The derranged wing of the Republican Party leapt to defend Moore, arguing at various points that the assaults didn’t happen (because most women who claim assault and harassment are lying), that it was perfectly acceptable for Moore to have pursued the girls, and that he was acting like Joseph from the Bible, who might have married a teenaged Mary as an older man, but the few voices of reason left in the Republican Party were quick to condemn Moore. Senator John McCain made it clear that Moore should step down:
The allegations against Roy Moore are deeply disturbing and disqualifying. He should immediately step aside and allow the people of Alabama to elect a candidate they can be proud of.
Conservative Max Boot decried the sickness in a Republican Party so consumed with partisanship that it will work to elect anyone, no matter how horrific his actions have been:
I honestly did not think that any “conservatives” would stoop so low as to defend a pedophile. Wrong. There is no limit to how far they will go to win elections, no line they will not cross, no norms they will not transgress. There is a sickness in the land.
— Max Boot (@MaxBoot) November 10, 2017
But Montana’s junior Senator stood by the man he called a “principled conservative” just two days earlier, offering this weak statement:
These are very serious allegations and if true (emphasis mine) he should step down.
The “if true” in that statement reveals just how Senator Daines feels about women and rape culture. The Washington Post story about Moore today had 30 sources, meaning that Daines is taking the word of a man like Moore at the same value as that of 30 sources, including sexual assault survivors, none of whom sought out the press nor have any reason to go after Moore politically, and three reporters who worked weeks on the story.

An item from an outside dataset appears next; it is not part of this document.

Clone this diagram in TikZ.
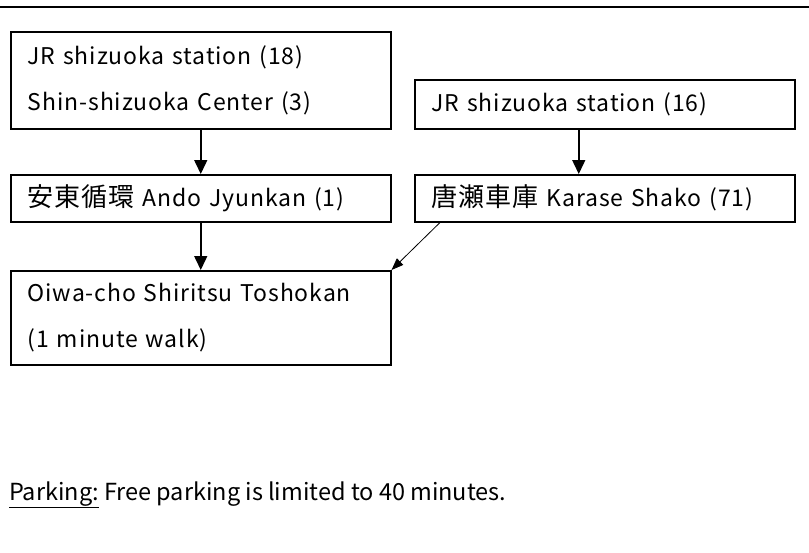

Daines’s use of “if true” is more than a pair of weasel words used by a politician; they’re the sound of every man who refuses to believe that a woman will tell the truth about being assaulted. They’re the sound of a culture that permits vulnerable people to be victimized once and refuses to listen to them when they bravely come forward to tell stories that almost certainly have to bring them renewed pain.
The math for Daines is simple. It’s more important for him to get another solid vote for a tax cut that will personally benefit him than it is to stand up to a cruel bigot who has been credibly accused of sexual assault and harassment by more than one woman. It’s more important to Daines that a Republican get elected than it is to stand up against the cruel sociopaths who have sickened and threaten to destroy both the Republican Party and the republic itself.
And keep in mind Daines has said nothing to criticize those who are defending Moore or to offer support to the women who came forward. Nothing.
It’s hard not to remember an extra, galling irony in Daines’s refusal to do the obvious, right thing. Daines was elected to the Senate in 2014 largely because Republicans forced his opponent John Walsh out of the Senate race for the unimaginably immoral act of plagiarism. Today, while Alabama and national Republicans are attacking women who came forward to tell their stories, defending sexual pursuit of underage girls, promoting a culture that enables sexual assault to continue, and debasing the nation’s political discourse even further, Steve Daines is hedging and offering weak, weaselly words and hoping the press will just let him get away with it. Apparently, ethical standards are a bit less important to Senator Daines than when he was demonizing John Walsh just three years ago.
Certainly not an example of “principled conservative” values there, but hardly surprising from a man who continued to support Donald Trump after he boasted about sexually assaulting women and who voted to cut funding for the shelters that protect victims of sexual and domestic violence.
If it’s true that Steve Daines is still our Senator in after 2020, the shame will be on us, not him. He clearly is incapable of feeling it.